Presumably, Trump finds it funny to sit the biggest misfit in his administration right next to him. Still, Pete Hegseth took full advantage, telling him: “Thank you for your leadership, for your boldness, for your clarity… for common sense.”
Hegseth got the memo. Trump was not a dictator. He was the President of Common Sense.

On Trump’s other side, Marco Rubio trotted out his usual spiel about stopping illegal immigration. He may be the one man in the Cabinet who actually knows what he is doing. But he sold his soul when he kissed Dear Leader’s ring.
Commerce Secretary Howard Lutnick clearly has his own take on American history. He thinks he is working in “the greatest Cabinet working for the greatest president.”
CNN plays a montage of Trump cabinet officials kissing the Dear Leader’s ass. This is crazy! pic.twitter.com/5J3rponMZs
— Ron Smith (@Ronxyz00) August 27, 2025
The most blatant example of obsequiousness was from the Labor Secretary, Lori Chavez-DeRemer. She couldn’t be picked out from a line-up by her Cabinet colleagues and clearly wanted to make sure Trump remembered who she was.
Chavez-DeRemer spent thousands of taxpayer dollars hanging a giant picture of his face on the wall of her department, and she wanted to ensure he hadn’t missed it.

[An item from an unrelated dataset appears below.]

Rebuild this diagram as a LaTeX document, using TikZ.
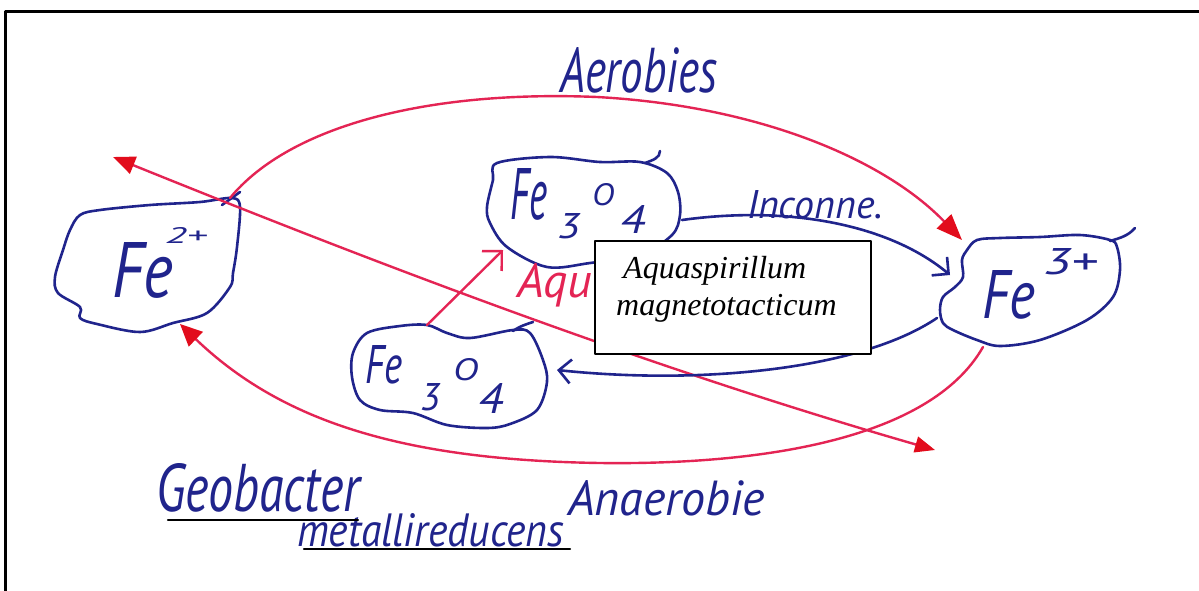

“Mr. President, I invite you to see your big, beautiful face on a banner in front of the Department of Labor, because you are really the transformational president of the American worker,” she told him. “I was so honored to unveil that yesterday.”

She obviously missed her boss’s point that big and beautiful was yesterday’s fake news. If she doesn’t ensure the next quarter’s jobs figures are in the black, she could soon be left looking at the banner of Trump’s massive mug with the tourists outside in the street.
Always the TV producer, the former ‘The Apprentice’ boss never lets his team forget that he has the power at any time to tell them, “You’re fired.”
“Each one of these people spoke,” Trump said as the extended session drew to a close. “If I thought one of them did badly, I would call that person out.”
The cardboard characters around the table stiffened. Had they groveled enough?
Trump even reminded Witkoff that there are no mulligans in politics and he needed to see results. “You’ve told me that a few times,” he said of his envoy’s insistence that he was the right man to end Russia’s war with Ukraine.
“Unless he was saying it just to build up my ego,” added Trump. “But it’s not really. I have no ego when it comes to this stuff.”
If any of his Cabinet members were hungry, thirsty, or needed the bathroom, nobody was saying. They listened intently as their leader droned on, repeating his theories on crime and punishment and how lucky we all were to have him in charge.
Perhaps some of them have read the postscript to Solzhenitsyn’s story.
Later, on the night of the 11-minute applause in Stalin’s Soviet Union, the factory director was arrested. The secret police had been monitoring the audience to identify any independent individuals. He was imprisoned for 10 years.
And as he was being led away, he was told: “Don’t ever be the first to stop applauding!”